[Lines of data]
## BEGIN

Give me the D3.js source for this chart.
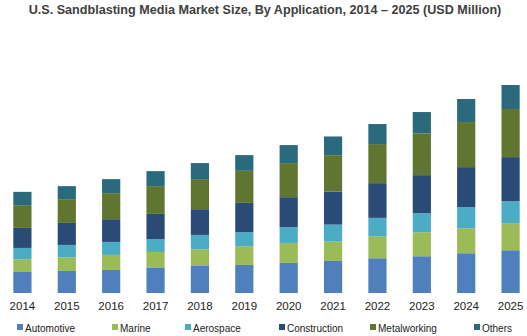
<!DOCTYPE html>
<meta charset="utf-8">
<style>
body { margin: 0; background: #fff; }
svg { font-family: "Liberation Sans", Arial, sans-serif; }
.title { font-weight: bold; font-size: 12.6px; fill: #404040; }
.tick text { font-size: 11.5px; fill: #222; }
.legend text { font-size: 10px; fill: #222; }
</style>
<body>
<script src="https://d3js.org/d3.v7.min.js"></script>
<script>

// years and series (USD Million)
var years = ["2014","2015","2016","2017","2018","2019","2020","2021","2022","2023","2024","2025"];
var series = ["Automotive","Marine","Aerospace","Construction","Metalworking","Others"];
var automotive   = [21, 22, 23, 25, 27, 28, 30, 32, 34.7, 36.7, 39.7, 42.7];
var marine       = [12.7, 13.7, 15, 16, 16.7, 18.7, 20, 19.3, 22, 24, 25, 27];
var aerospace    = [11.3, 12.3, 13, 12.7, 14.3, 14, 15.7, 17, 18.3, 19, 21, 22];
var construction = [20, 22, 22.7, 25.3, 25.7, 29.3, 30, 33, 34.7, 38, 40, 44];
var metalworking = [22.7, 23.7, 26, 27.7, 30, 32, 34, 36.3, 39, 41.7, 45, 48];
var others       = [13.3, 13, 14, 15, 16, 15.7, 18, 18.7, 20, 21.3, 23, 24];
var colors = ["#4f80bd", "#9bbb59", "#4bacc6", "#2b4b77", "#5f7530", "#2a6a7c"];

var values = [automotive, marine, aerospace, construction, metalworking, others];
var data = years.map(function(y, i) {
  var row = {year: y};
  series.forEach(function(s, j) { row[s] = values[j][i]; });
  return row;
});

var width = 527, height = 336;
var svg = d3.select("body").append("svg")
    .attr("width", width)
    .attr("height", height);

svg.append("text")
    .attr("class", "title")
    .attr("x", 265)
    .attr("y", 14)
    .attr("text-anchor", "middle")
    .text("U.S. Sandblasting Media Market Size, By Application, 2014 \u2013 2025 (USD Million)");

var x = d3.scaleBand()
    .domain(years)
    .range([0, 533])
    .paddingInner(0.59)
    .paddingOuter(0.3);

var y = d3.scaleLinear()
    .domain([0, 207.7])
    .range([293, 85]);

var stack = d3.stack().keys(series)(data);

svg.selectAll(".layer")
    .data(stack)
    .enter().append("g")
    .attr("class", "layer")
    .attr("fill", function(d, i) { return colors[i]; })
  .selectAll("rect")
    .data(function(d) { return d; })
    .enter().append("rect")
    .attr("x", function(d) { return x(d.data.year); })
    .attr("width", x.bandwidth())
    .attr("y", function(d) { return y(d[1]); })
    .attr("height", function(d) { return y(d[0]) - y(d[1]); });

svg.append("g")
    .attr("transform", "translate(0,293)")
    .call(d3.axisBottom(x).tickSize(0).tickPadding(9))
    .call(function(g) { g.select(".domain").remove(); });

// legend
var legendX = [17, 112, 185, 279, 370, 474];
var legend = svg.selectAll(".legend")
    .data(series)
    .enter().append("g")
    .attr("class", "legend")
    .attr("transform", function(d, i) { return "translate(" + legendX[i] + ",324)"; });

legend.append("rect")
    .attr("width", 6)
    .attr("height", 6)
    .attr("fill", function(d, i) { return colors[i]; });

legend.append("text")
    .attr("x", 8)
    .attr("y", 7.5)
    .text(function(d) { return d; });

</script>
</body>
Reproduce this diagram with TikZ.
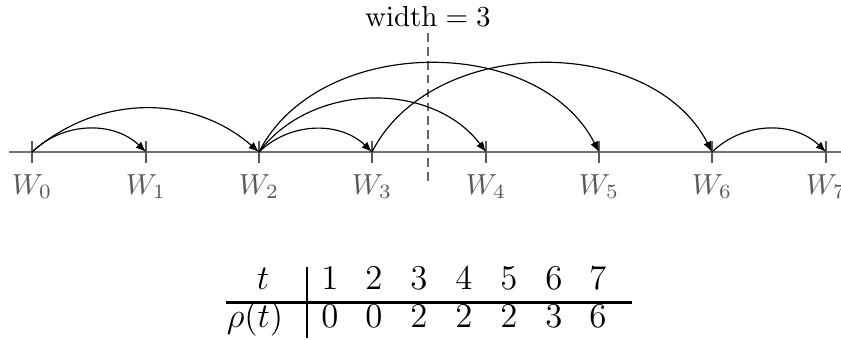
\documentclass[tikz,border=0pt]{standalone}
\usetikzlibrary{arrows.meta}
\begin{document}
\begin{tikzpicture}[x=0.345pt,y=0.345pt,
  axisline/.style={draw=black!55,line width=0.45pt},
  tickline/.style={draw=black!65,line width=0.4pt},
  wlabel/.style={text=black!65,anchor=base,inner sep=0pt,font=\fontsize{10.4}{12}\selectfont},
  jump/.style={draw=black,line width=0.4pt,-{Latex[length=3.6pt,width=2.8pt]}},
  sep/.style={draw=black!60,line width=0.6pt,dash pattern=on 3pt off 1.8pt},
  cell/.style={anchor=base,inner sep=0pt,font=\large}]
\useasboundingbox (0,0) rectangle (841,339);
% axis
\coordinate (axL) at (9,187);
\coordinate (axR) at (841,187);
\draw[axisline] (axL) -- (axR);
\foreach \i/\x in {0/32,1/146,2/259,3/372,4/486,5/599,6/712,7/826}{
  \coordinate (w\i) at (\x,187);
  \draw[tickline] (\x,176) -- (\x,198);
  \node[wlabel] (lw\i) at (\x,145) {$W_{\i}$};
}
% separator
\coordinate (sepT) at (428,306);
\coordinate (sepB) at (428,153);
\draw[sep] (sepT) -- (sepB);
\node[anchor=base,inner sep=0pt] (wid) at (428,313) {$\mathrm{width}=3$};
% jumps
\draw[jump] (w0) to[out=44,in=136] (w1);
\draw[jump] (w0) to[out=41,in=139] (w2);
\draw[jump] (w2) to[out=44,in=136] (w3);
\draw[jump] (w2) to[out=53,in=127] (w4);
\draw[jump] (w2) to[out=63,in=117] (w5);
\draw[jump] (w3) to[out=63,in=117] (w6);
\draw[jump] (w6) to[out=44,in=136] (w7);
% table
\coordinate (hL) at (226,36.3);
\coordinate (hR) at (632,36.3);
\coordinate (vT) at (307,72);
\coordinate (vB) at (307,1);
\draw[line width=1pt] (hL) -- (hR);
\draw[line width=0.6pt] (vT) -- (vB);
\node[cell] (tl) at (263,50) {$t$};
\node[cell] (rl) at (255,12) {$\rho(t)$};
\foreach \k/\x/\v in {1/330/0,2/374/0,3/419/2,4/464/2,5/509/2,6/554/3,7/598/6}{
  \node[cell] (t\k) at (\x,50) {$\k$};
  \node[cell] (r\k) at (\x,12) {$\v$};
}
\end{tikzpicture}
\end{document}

## END

EXERCISE DESCRIPTION:
Copy the records above exactly, omitting every picture.

RIGHT ANSWER:
Give me the D3.js source for this chart.
<!DOCTYPE html>
<meta charset="utf-8">
<style>
body { margin: 0; background: #fff; }
svg { font-family: "Liberation Sans", Arial, sans-serif; }
.title { font-weight: bold; font-size: 12.6px; fill: #404040; }
.tick text { font-size: 11.5px; fill: #222; }
.legend text { font-size: 10px; fill: #222; }
</style>
<body>
<script src="https://d3js.org/d3.v7.min.js"></script>
<script>

// years and series (USD Million)
var years = ["2014","2015","2016","2017","2018","2019","2020","2021","2022","2023","2024","2025"];
var series = ["Automotive","Marine","Aerospace","Construction","Metalworking","Others"];
var automotive   = [21, 22, 23, 25, 27, 28, 30, 32, 34.7, 36.7, 39.7, 42.7];
var marine       = [12.7, 13.7, 15, 16, 16.7, 18.7, 20, 19.3, 22, 24, 25, 27];
var aerospace    = [11.3, 12.3, 13, 12.7, 14.3, 14, 15.7, 17, 18.3, 19, 21, 22];
var construction = [20, 22, 22.7, 25.3, 25.7, 29.3, 30, 33, 34.7, 38, 40, 44];
var metalworking = [22.7, 23.7, 26, 27.7, 30, 32, 34, 36.3, 39, 41.7, 45, 48];
var others       = [13.3, 13, 14, 15, 16, 15.7, 18, 18.7, 20, 21.3, 23, 24];
var colors = ["#4f80bd", "#9bbb59", "#4bacc6", "#2b4b77", "#5f7530", "#2a6a7c"];

var values = [automotive, marine, aerospace, construction, metalworking, others];
var data = years.map(function(y, i) {
  var row = {year: y};
  series.forEach(function(s, j) { row[s] = values[j][i]; });
  return row;
});

var width = 527, height = 336;
var svg = d3.select("body").append("svg")
    .attr("width", width)
    .attr("height", height);

svg.append("text")
    .attr("class", "title")
    .attr("x", 265)
    .attr("y", 14)
    .attr("text-anchor", "middle")
    .text("U.S. Sandblasting Media Market Size, By Application, 2014 \u2013 2025 (USD Million)");

var x = d3.scaleBand()
    .domain(years)
    .range([0, 533])
    .paddingInner(0.59)
    .paddingOuter(0.3);

var y = d3.scaleLinear()
    .domain([0, 207.7])
    .range([293, 85]);

var stack = d3.stack().keys(series)(data);

svg.selectAll(".layer")
    .data(stack)
    .enter().append("g")
    .attr("class", "layer")
    .attr("fill", function(d, i) { return colors[i]; })
  .selectAll("rect")
    .data(function(d) { return d; })
    .enter().append("rect")
    .attr("x", function(d) { return x(d.data.year); })
    .attr("width", x.bandwidth())
    .attr("y", function(d) { return y(d[1]); })
    .attr("height", function(d) { return y(d[0]) - y(d[1]); });

svg.append("g")
    .attr("transform", "translate(0,293)")
    .call(d3.axisBottom(x).tickSize(0).tickPadding(9))
    .call(function(g) { g.select(".domain").remove(); });

// legend
var legendX = [17, 112, 185, 279, 370, 474];
var legend = svg.selectAll(".legend")
    .data(series)
    .enter().append("g")
    .attr("class", "legend")
    .attr("transform", function(d, i) { return "translate(" + legendX[i] + ",324)"; });

legend.append("rect")
    .attr("width", 6)
    .attr("height", 6)
    .attr("fill", function(d, i) { return colors[i]; });

legend.append("text")
    .attr("x", 8)
    .attr("y", 7.5)
    .text(function(d) { return d; });

</script>
</body>
Reproduce this diagram with TikZ.
\documentclass[tikz,border=0pt]{standalone}
\usetikzlibrary{arrows.meta}
\begin{document}
\begin{tikzpicture}[x=0.345pt,y=0.345pt,
  axisline/.style={draw=black!55,line width=0.45pt},
  tickline/.style={draw=black!65,line width=0.4pt},
  wlabel/.style={text=black!65,anchor=base,inner sep=0pt,font=\fontsize{10.4}{12}\selectfont},
  jump/.style={draw=black,line width=0.4pt,-{Latex[length=3.6pt,width=2.8pt]}},
  sep/.style={draw=black!60,line width=0.6pt,dash pattern=on 3pt off 1.8pt},
  cell/.style={anchor=base,inner sep=0pt,font=\large}]
\useasboundingbox (0,0) rectangle (841,339);
% axis
\coordinate (axL) at (9,187);
\coordinate (axR) at (841,187);
\draw[axisline] (axL) -- (axR);
\foreach \i/\x in {0/32,1/146,2/259,3/372,4/486,5/599,6/712,7/826}{
  \coordinate (w\i) at (\x,187);
  \draw[tickline] (\x,176) -- (\x,198);
  \node[wlabel] (lw\i) at (\x,145) {$W_{\i}$};
}
% separator
\coordinate (sepT) at (428,306);
\coordinate (sepB) at (428,153);
\draw[sep] (sepT) -- (sepB);
\node[anchor=base,inner sep=0pt] (wid) at (428,313) {$\mathrm{width}=3$};
% jumps
\draw[jump] (w0) to[out=44,in=136] (w1);
\draw[jump] (w0) to[out=41,in=139] (w2);
\draw[jump] (w2) to[out=44,in=136] (w3);
\draw[jump] (w2) to[out=53,in=127] (w4);
\draw[jump] (w2) to[out=63,in=117] (w5);
\draw[jump] (w3) to[out=63,in=117] (w6);
\draw[jump] (w6) to[out=44,in=136] (w7);
% table
\coordinate (hL) at (226,36.3);
\coordinate (hR) at (632,36.3);
\coordinate (vT) at (307,72);
\coordinate (vB) at (307,1);
\draw[line width=1pt] (hL) -- (hR);
\draw[line width=0.6pt] (vT) -- (vB);
\node[cell] (tl) at (263,50) {$t$};
\node[cell] (rl) at (255,12) {$\rho(t)$};
\foreach \k/\x/\v in {1/330/0,2/374/0,3/419/2,4/464/2,5/509/2,6/554/3,7/598/6}{
  \node[cell] (t\k) at (\x,50) {$\k$};
  \node[cell] (r\k) at (\x,12) {$\v$};
}
\end{tikzpicture}
\end{document}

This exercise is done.